Embankments formed in the manner already described—that is, by a process of construction—may be, as previously stated, raised higher and with a relatively narrower base than if formed in the usual insatifiable way; but there is a limit which may not be passed in heaping up compressible or otherwise yielding materials, how skilfullysoever they may be disposed, and this will indicate the limit at which constructions proper may be introduced with economy, as in the converse case of retaining constructions to avoid insecure or expensively long slopes in cuttings.
The height to which the particular soil may be raised upon itself with safety and economy being determined, the greater height required is to be obtained, not by an endeavour to encase the bank by constructions extending laterally as retaining walls, but by bridge-like culverts built under the bank, or of so much of the bank as may be safely built of earth.
Such bridge-like culverts may be composed with great advantage, both in respect of economy and of strength, in the manner suggested by the present writer for the upper works of Westminster Bridge, in the practical treatise on Bridge Building, forming part of the Theory, Practice, and Architecture of Bridges, published by Mr Weale in 1842. This involves a system of groining whereby that important element in construction—rigidity—is obtained, whilst the composition is but a variety of that which is embodied in the structure of the nave and aisles of the model of construction before referred to.
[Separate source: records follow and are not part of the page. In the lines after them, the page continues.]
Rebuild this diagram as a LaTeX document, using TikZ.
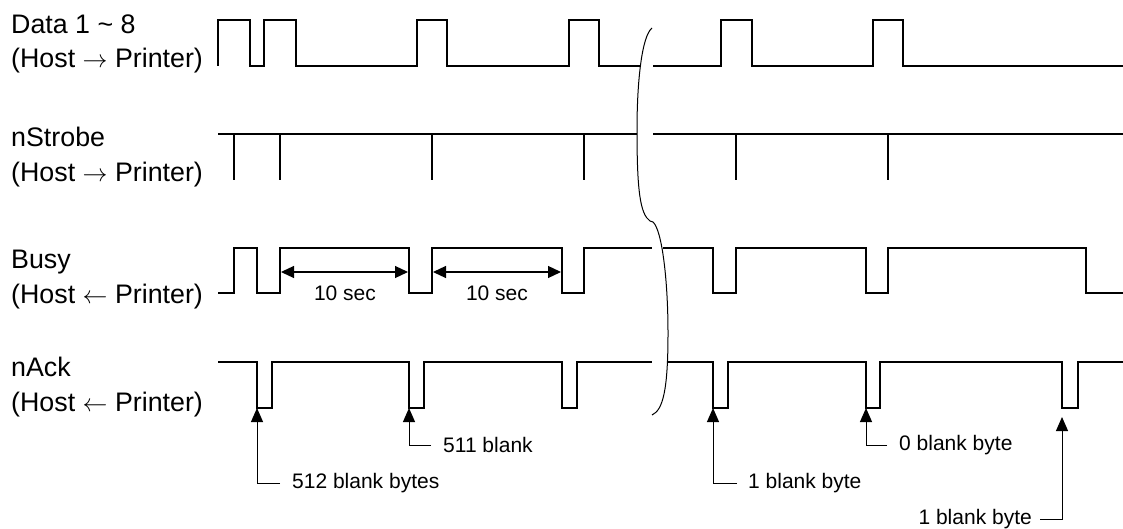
\documentclass[tikz,border=0pt]{standalone}
\usepackage{fontspec}
\setmainfont{Liberation Sans}
\usetikzlibrary{arrows.meta}
\begin{document}
\begin{tikzpicture}[x=1pt,y=-1pt,
  wave/.style={line width=1.8pt, line join=miter, line cap=butt},
  brk/.style={line width=1pt},
  callout/.style={line width=1pt, -{Triangle[length=14pt,width=12pt]}},
  dimarrow/.style={line width=1.2pt, {Triangle[length=13pt,width=12pt]}-{Triangle[length=13pt,width=12pt]}},
  siglabel/.style={anchor=base west, inner sep=0pt, font=\fontsize{26.8}{30}\selectfont},
  notelabel/.style={inner sep=0pt, font=\fontsize{21}{24}\selectfont},
]
\useasboundingbox (0,0) rectangle (1123,529);

% signal labels
\node[siglabel] (dataA) at (11,34) {Data 1 \textasciitilde{} 8};
\node[siglabel] (dataB) at (11,68) {(Host $\rightarrow$ Printer)};
\node[siglabel] (strA) at (11,147) {nStrobe};
\node[siglabel] (strB) at (11,182) {(Host $\rightarrow$ Printer)};
\node[siglabel] (busyA) at (11,268) {Busy};
\node[siglabel] (busyB) at (11,303) {(Host $\leftarrow$ Printer)};
\node[siglabel] (ackA) at (11,376) {nAck};
\node[siglabel] (ackB) at (11,411) {(Host $\leftarrow$ Printer)};

% Data 1~8
\draw[wave] (218,66) -- (218,20) -- (250,20) -- (250,66) -- (264,66) -- (264,20) -- (296,20) -- (296,66)
  -- (417,66) -- (417,20) -- (447,20) -- (447,66) -- (569,66) -- (569,20) -- (599,20) -- (599,66) -- (640,66);
\draw[wave] (653,66) -- (721,66) -- (721,20) -- (752,20) -- (752,66) -- (873,66) -- (873,20) -- (903,20) -- (903,66) -- (1123,66);

% nStrobe
\draw[wave] (218,134) -- (637,134);
\draw[wave] (653,134) -- (1123,134);
\foreach \x in {234,280,432,584,736,888}
  \draw[wave] (\x,134) -- (\x,180);

% Busy
\draw[wave] (218,293) -- (234,293) -- (234,248) -- (257,248) -- (257,293) -- (280,293) -- (280,248)
  -- (409,248) -- (409,293) -- (432,293) -- (432,248) -- (562,248) -- (562,293) -- (584,293) -- (584,248) -- (652,248);
\draw[wave] (663,248) -- (713,248) -- (713,293) -- (736,293) -- (736,248) -- (866,248) -- (866,293)
  -- (888,293) -- (888,248) -- (1086,248) -- (1086,293) -- (1123,293);

% nAck
\draw[wave] (218,362) -- (257,362) -- (257,408) -- (272,408) -- (272,362) -- (409,362) -- (409,408) -- (424,408)
  -- (424,362) -- (562,362) -- (562,408) -- (577,408) -- (577,362) -- (652,362);
\draw[wave] (668,362) -- (713,362) -- (713,408) -- (728,408) -- (728,362) -- (866,362) -- (866,408) -- (880,408)
  -- (880,362) -- (1062,362) -- (1062,408) -- (1078,408) -- (1078,362) -- (1123,362);

% break mark
\draw[brk] (652,28) .. controls (642,36) and (637,80) .. (637,130)
  .. controls (637,190) and (640,214) .. (650,221) -- (653,222)
  .. controls (662,230) and (668,280) .. (668,333)
  .. controls (668,390) and (663,410) .. (652,415);

% 10 sec dimensions
\coordinate (d1a) at (281,272); \coordinate (d1b) at (408,272);
\coordinate (d2a) at (433,272); \coordinate (d2b) at (561,272);
\draw[dimarrow] (d1a) -- (d1b);
\draw[dimarrow] (d2a) -- (d2b);
\node[notelabel, anchor=base] (sec1) at (345,300) {10 sec};
\node[notelabel, anchor=base] (sec2) at (497,300) {10 sec};

% callouts
\coordinate (t1) at (257,408);
\coordinate (t2) at (409,408);
\coordinate (t3) at (713,408);
\coordinate (t4) at (866,408);
\coordinate (t5) at (1062,417);
\node[notelabel, anchor=west] (l1) at (292,483) {512 blank bytes};
\node[notelabel, anchor=west] (l2) at (443,445) {511 blank};
\node[notelabel, anchor=west] (l3) at (748,483) {1 blank byte};
\node[notelabel, anchor=west] (l4) at (899,445) {0 blank byte};
\node[notelabel, anchor=east] (l5) at (1032,519) {1 blank byte};
\draw[callout] ([xshift=-12pt]l1.west) -| (t1);
\draw[callout] ([xshift=-12pt]l2.west) -| (t2);
\draw[callout] ([xshift=-11pt]l3.west) -| (t3);
\draw[callout] ([xshift=-12pt]l4.west) -| (t4);
\draw[callout] ([xshift=8pt]l5.east) -| (t5);
\end{tikzpicture}
\end{document}
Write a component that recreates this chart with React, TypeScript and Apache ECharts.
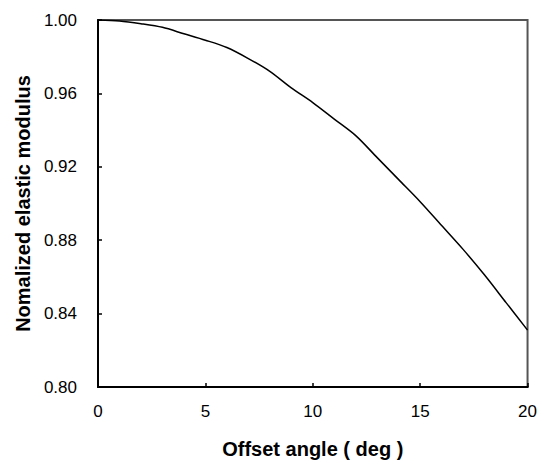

Such substracted works may be rough but must be sound as work, and being covered with fifteen or twenty feet in depth of earth, they would not feel the vibrations which act so mischievously upon the lofty and costly viaducts in which railway-makers have exhibited their skill and taste to the cows and the crows, and which react both upon the upper works of the railway and upon the rapidly passing train in the shock felt throughout when the moving load passes the line between earthwork and masonry.